Retype, exactly as they stand, the lines from the start of the data to the line that contains "(E3) at (940,580);", both ends included. Leave the pictures out.

§ **Supplied data**
········
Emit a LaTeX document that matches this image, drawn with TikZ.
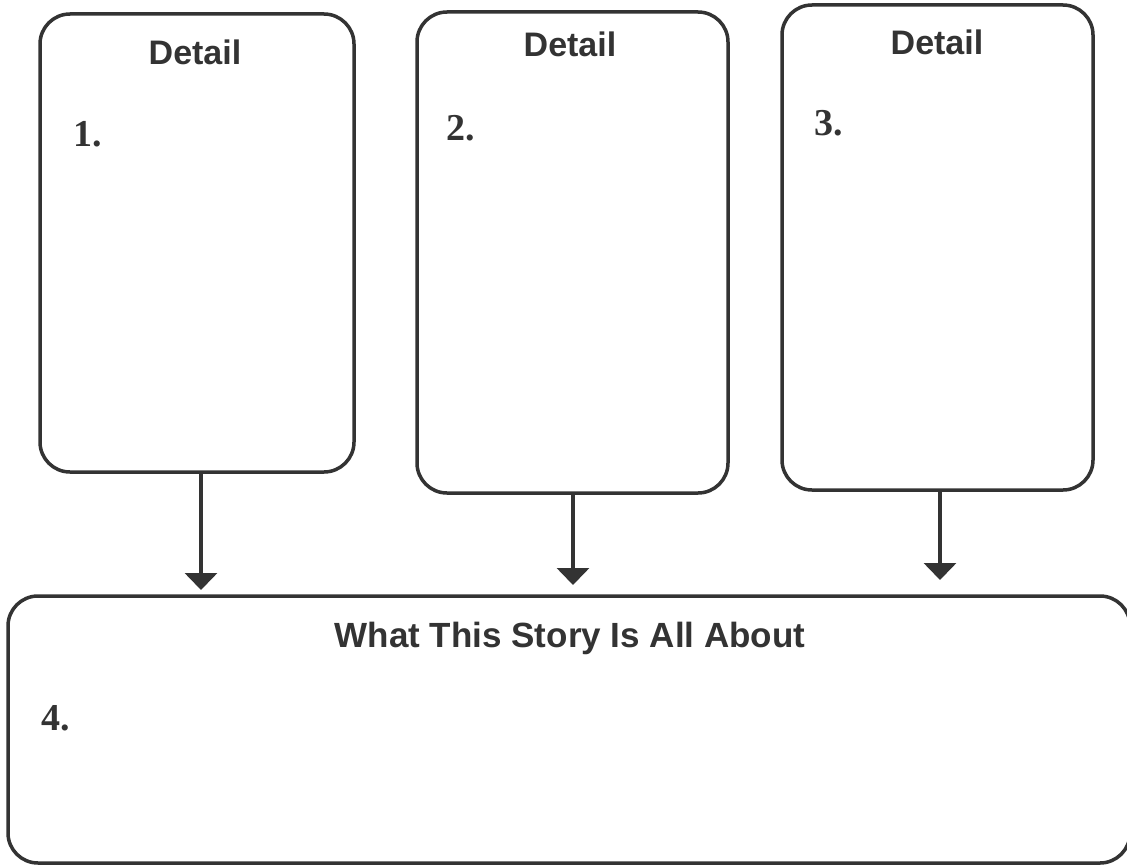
\documentclass[tikz,border=0pt]{standalone}
\usepackage{fontspec}
\setmainfont{Liberation Serif}
\setsansfont{Liberation Sans}
\usetikzlibrary{arrows.meta,positioning}

\definecolor{ink}{HTML}{333333}

\begin{document}
\begin{tikzpicture}[x=1pt, y=-1pt, line width=3.5pt, draw=ink,
        box/.style = {draw=ink, rounded corners=30pt, inner sep=0pt},
        head/.style = {text=ink, font=\sffamily\bfseries\fontsize{34}{38}\selectfont, anchor=base},
        num/.style = {text=ink, font=\rmfamily\bfseries\fontsize{38}{42}\selectfont, anchor=base west},
        flow/.style = {ink, -{Triangle[width=32pt,length=17pt]}}]
        \useasboundingbox (0,0) rectangle (1127,867);

        \node[box, minimum width=314pt, minimum height=458pt] (D1) at (197,243) {};
        \node[box, minimum width=311pt, minimum height=481pt] (D2) at (572.5,252.5) {};
        \node[box, minimum width=311pt, minimum height=485pt] (D3) at (937.5,247.5) {};
        \node[box, minimum width=1122pt, minimum height=267pt] (S) at (569,729.5) {};

        \node[head] (T1) at (195,64) {Detail};
        \node[head] (T2) at (570,57) {Detail};
        \node[head] (T3) at (937,55) {Detail};
        \node[head, font=\sffamily\bfseries\fontsize{35}{40}\selectfont] (TS) at (570,647) {What This Story Is All About};

        \node[num] (N1) at (68,146) {1.};
        \node[num] (N2) at (441,140) {2.};
        \node[num] (N3) at (809,135) {3.};
        \node[num] (N4) at (36,730) {4.};

        \coordinate (E1) at (201,590);
        \coordinate (E2) at (573,585);
        \coordinate (E3) at (940,580);

        \draw[flow] (D1.south -| E1) -- (E1);
        \draw[flow] (D2.south -| E2) -- (E2);
        \draw[flow] (D3.south -| E3) -- (E3);
    \end{tikzpicture}
\end{document}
········
§ **Final result**
Emit a LaTeX document that matches this image, drawn with TikZ.
\documentclass[tikz,border=0pt]{standalone}
\usepackage{fontspec}
\setmainfont{Liberation Serif}
\setsansfont{Liberation Sans}
\usetikzlibrary{arrows.meta,positioning}

\definecolor{ink}{HTML}{333333}

\begin{document}
\begin{tikzpicture}[x=1pt, y=-1pt, line width=3.5pt, draw=ink,
        box/.style = {draw=ink, rounded corners=30pt, inner sep=0pt},
        head/.style = {text=ink, font=\sffamily\bfseries\fontsize{34}{38}\selectfont, anchor=base},
        num/.style = {text=ink, font=\rmfamily\bfseries\fontsize{38}{42}\selectfont, anchor=base west},
        flow/.style = {ink, -{Triangle[width=32pt,length=17pt]}}]
        \useasboundingbox (0,0) rectangle (1127,867);

        \node[box, minimum width=314pt, minimum height=458pt] (D1) at (197,243) {};
        \node[box, minimum width=311pt, minimum height=481pt] (D2) at (572.5,252.5) {};
        \node[box, minimum width=311pt, minimum height=485pt] (D3) at (937.5,247.5) {};
        \node[box, minimum width=1122pt, minimum height=267pt] (S) at (569,729.5) {};

        \node[head] (T1) at (195,64) {Detail};
        \node[head] (T2) at (570,57) {Detail};
        \node[head] (T3) at (937,55) {Detail};
        \node[head, font=\sffamily\bfseries\fontsize{35}{40}\selectfont] (TS) at (570,647) {What This Story Is All About};

        \node[num] (N1) at (68,146) {1.};
        \node[num] (N2) at (441,140) {2.};
        \node[num] (N3) at (809,135) {3.};
        \node[num] (N4) at (36,730) {4.};

        \coordinate (E1) at (201,590);
        \coordinate (E2) at (573,585);
        \coordinate (E3) at (940,580);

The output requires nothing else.